La grande chartreuse : le massif de la Chartreuse, son histoire moderne (depuis bientôt un millénaire) est indissociable du Monastère de la Grande Chartreuse. Arrivé en 1084 accompagné de six compagnons, maître Bruno installe un ermitage dans un lieu reculé de chartreuse depuis connu sous le nom de désert de la Chartreuse. En ce lieu isolé et totalement inhabité, bordé au nord par le col de la Ruchère, et au sud par la vallée du Guiers mort, dominé de 1000 mètres par le Grand Som, ils installent leur maison, la première chartreuse, divisée en deux ensembles distants de près de quatre kilomètres: la maison basse ou Correrie abritait la communauté des frères et des ateliers ou dépendances quand la maison haute abritait le prieur et la communauté des pères.
Du premier monastère qui fut construit deux kilomètres plus haut que le monastère actuel, il ne reste rien, suite à l’événement qui eut lieu le 30 janvier 1132, 48 ans après l’arrivée de Bruno, sous le priorat de Guigues :
« En la vingt-troisième année du priorat de Guigues, une masse incroyable de neige, se précipitant des hauts sommets rocheux avec une soudaine impétuosité, emporta dans son effrayant tourbillon et ensevelit sous sa masse immense toutes les cellules des religieux sauf une, et avec elles six moines et un novice. »
L’emplacement de la maison haute est aujourd’hui marqué par deux chapelles construites à une centaine mètres de distance l’une de l’autre : en aval Notre Dame de Casalibus (littéralement « Notre-Dame des cabanes », par allusion aux petites maisons qui servaient de cellules aux moines), construite au XVème siècle, hors d’atteinte des avalanches et en amont la chapelle St-Bruno, perchée sur son rocher.
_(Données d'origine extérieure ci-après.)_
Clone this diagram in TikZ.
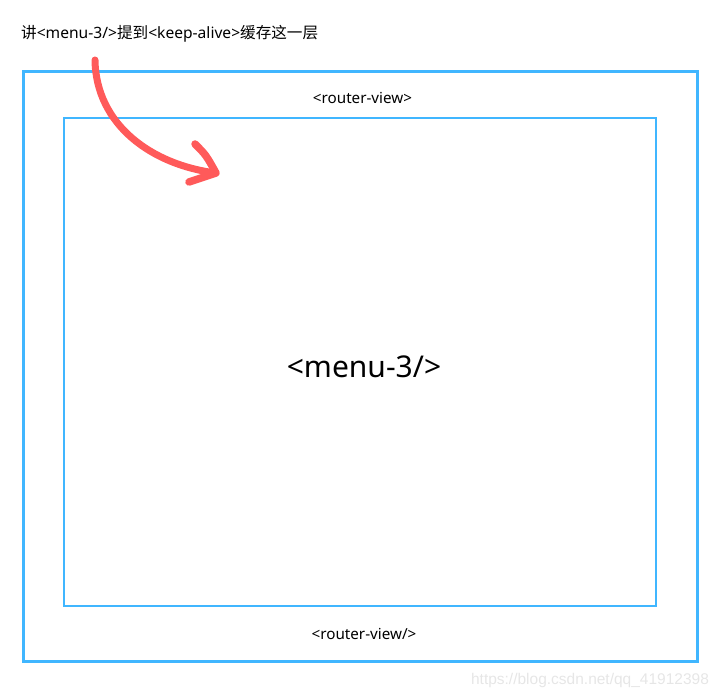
\documentclass[tikz,border=0pt]{standalone}
\usepackage{fontspec}
\setmainfont{Noto Sans}
\newfontfamily\cjk{Noto Sans CJK SC}
\newfontfamily\wmfont{Liberation Sans}
\definecolor{boxblue}{HTML}{40B6FF}
\definecolor{arrowred}{HTML}{FF5A5A}
\definecolor{wmgray}{HTML}{E6E6E6}
\begin{document}
\begin{tikzpicture}[x=1pt,y=-1pt,
  lbl/.style={inner sep=0pt,font=\fontsize{15.2}{17}\selectfont},
  redstroke/.style={draw=arrowred,line width=7.5pt,line cap=round,line join=round}]
\useasboundingbox (0,0) rectangle (721,698);
\node[draw=boxblue,line width=2.7pt,minimum width=674pt,minimum height=590pt,inner sep=0pt] (outer) at (360.8,366.5) {};
\node[draw=boxblue,line width=1.8pt,minimum width=591.5pt,minimum height=488pt,inner sep=0pt] (inner) at (360,362.2) {};
\node[lbl,anchor=west,font=\fontsize{15.6}{17}\selectfont] (title) at (21,34) {{\cjk 讲}<menu-3/>{\cjk 提到}<keep-alive>{\cjk 缓存这一层}};
\node[lbl] (rv1) at (362.5,98) {<router-view>};
\node[lbl] (rv2) at (364,634) {<router-view/>};
\node[lbl,font=\fontsize{30}{34}\selectfont] (menu) at (364,367) {<menu-3/>};
\node[inner sep=0pt,text=wmgray,font=\wmfont\fontsize{15.5}{17}\selectfont] (wm) at (590,680) {https://blog.csdn.net/qq\_41912398};
\coordinate (a0) at (95,60);
\coordinate (tip) at (216,173);
\coordinate (h1) at (195,144);
\coordinate (h2) at (189,182);
\draw[redstroke,line width=7pt] (a0) .. controls (96,125) and (152,165) .. (tip);
\draw[redstroke] (h1) .. controls (206,155) .. (tip) -- (h2);
\end{tikzpicture}
\end{document}
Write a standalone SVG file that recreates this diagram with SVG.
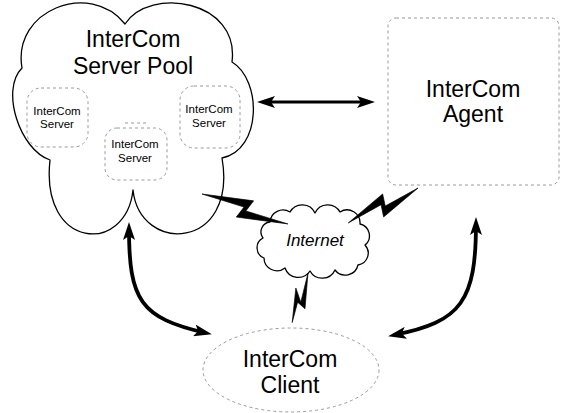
<svg xmlns="http://www.w3.org/2000/svg" width="567" height="413" viewBox="0 0 567 413">
<style>
  text { font-family: "Liberation Sans", Arial, sans-serif; fill: #000; text-anchor: middle; }
  .big { font-size: 23px; }
  .small { font-size: 11.5px; }
  .net { font-size: 17px; font-style: italic; }
  .faint { fill: none; stroke: #9a9a9a; stroke-width: 1; stroke-dasharray: 3 3; }
  .cloud { fill: #fff; stroke: #000; stroke-width: 1.3; stroke-linejoin: round; }
  .conn { fill: none; stroke: #000; stroke-linecap: butt; }
  .bolt { fill: #000; stroke: #000; stroke-width: 0.6; stroke-linejoin: round; }
</style>
<defs>
  <marker id="ah" viewBox="0 0 18 12" refX="12" refY="6" markerWidth="18" markerHeight="12" markerUnits="userSpaceOnUse" orient="auto-start-reverse">
    <path d="M0,0 L18,6 L0,12 L4,6 Z" fill="#000"/>
  </marker>
</defs>
<rect width="567" height="413" fill="#fff"/>

<g id="server-pool">
  <path class="cloud" d="M22,68 C12,10 90,-20 125,24 C150,-14 240,0 232,62 C262,80 262,150 222,158 C238,250 140,255 133,190 C126,255 40,250 50,160 C20,150 0,90 22,68 Z"/>
  <text class="big" x="133" y="47">InterCom</text>
  <text class="big" x="133" y="74">Server Pool</text>
  <g id="server-1">
    <rect class="faint" x="27" y="88" width="61" height="59" rx="14"/>
    <text class="small" x="57" y="115">InterCom</text>
    <text class="small" x="57" y="128">Server</text>
  </g>
  <g id="server-2">
    <rect class="faint" x="105" y="128" width="62" height="52" rx="12"/>
    <text class="small" x="135" y="148">InterCom</text>
    <text class="small" x="135" y="162">Server</text>
  </g>
  <g id="server-3">
    <rect class="faint" x="180" y="86" width="60" height="62" rx="14"/>
    <text class="small" x="209" y="113">InterCom</text>
    <text class="small" x="209" y="127">Server</text>
  </g>
  <line class="faint" x1="125" y1="123" x2="148" y2="123" stroke-dasharray="2 3"/>
</g>

<g id="agent">
  <rect class="faint" x="388" y="18" width="171" height="167" rx="8"/>
  <text class="big" x="473" y="97">InterCom</text>
  <text class="big" x="473" y="122">Agent</text>
</g>

<g id="internet">
  <path class="cloud" d="M270,222 A13,13 0 0 1 290,212 A14,14 0 0 1 315,213 A14,14 0 0 1 340,212 A13,13 0 0 1 360,224 A12,12 0 0 1 365,245 A12,12 0 0 1 358,265 A13,13 0 0 1 335,270 A14,14 0 0 1 310,271 A14,14 0 0 1 285,268 A13,13 0 0 1 264,258 A11,11 0 0 1 263,238 A10,10 0 0 1 270,222 Z"/>
  <text class="net" x="315" y="246">Internet</text>
</g>

<g id="client">
  <ellipse class="faint" cx="291" cy="370" rx="88" ry="42"/>
  <text class="big" x="290" y="367">InterCom</text>
  <text class="big" x="290" y="393">Client</text>
</g>

<g id="connectors">
  <line class="conn" x1="263" y1="102" x2="369" y2="102" stroke-width="3" marker-start="url(#ah)" marker-end="url(#ah)"/>
  <path class="conn" d="M129,228 C129,300 140,318 206,333" stroke-width="3.8" marker-start="url(#ah)" marker-end="url(#ah)"/>
  <path class="conn" d="M476,223 C476,300 462,322 394,335" stroke-width="3.8" marker-start="url(#ah)" marker-end="url(#ah)"/>
  <polygon class="bolt" points="0,0 51,-10.5 47,1.6 91,0 40,10.5 44,-1.5" transform="translate(202,194) rotate(19.2)"/>
  <polygon class="bolt" points="0,0 43.7,-10.5 40.5,1.6 78,0 34.3,10.5 37.4,-1.5" transform="translate(418,188) rotate(153.4)"/>
  <polygon class="bolt" points="0,0 35,-8 31,1 52,0 18,7 30,-2" transform="translate(308,273) rotate(107.7)"/>
</g>
</svg>
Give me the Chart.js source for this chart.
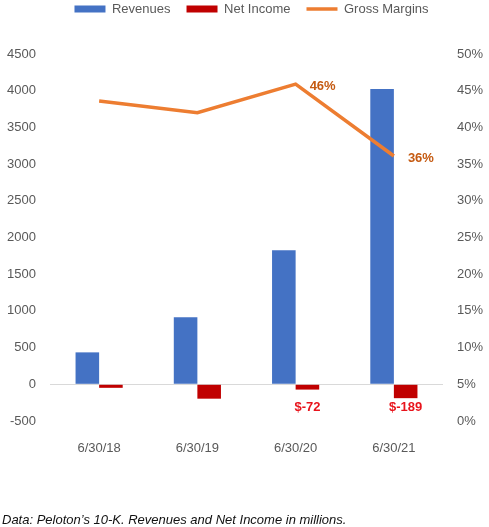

Les survivants de la catastrophe ne pouvaient songer à reconstruire au même endroit. Guigues, le prieur, choisit un nouvel emplacement deux kilomètres plus bas, mieux exposé et hors d’atteinte des avalanches.
Les travaux furent menés rapidement. On ne bâtit en pierre que l’église, aujourd’hui transformée et noyée au milieu de constructions plus récentes, et le Chapitre, qui possède maintenant encore intacte sa voûte du XIIe siècle. Une douzaine de cellules de bois furent construites, et l’église fut consacrée le 13 octobre 1133 par un ancien Chartreux, Hugues, deuxième du nom, successeur de saint Hugues sur le siège de Grenoble.
Le monastère de Guigues subsista un peu moins de deux siècles. Entre 1320 et 1676, le monastère subira huit incendies. Après l’incendie de 1676, Dom Innocent Le Masson reconstruisit le monastère selon un nouveau parti architectural, celui qu’on lui connaît. Les bâtiments sont classés monument historique depuis 1920.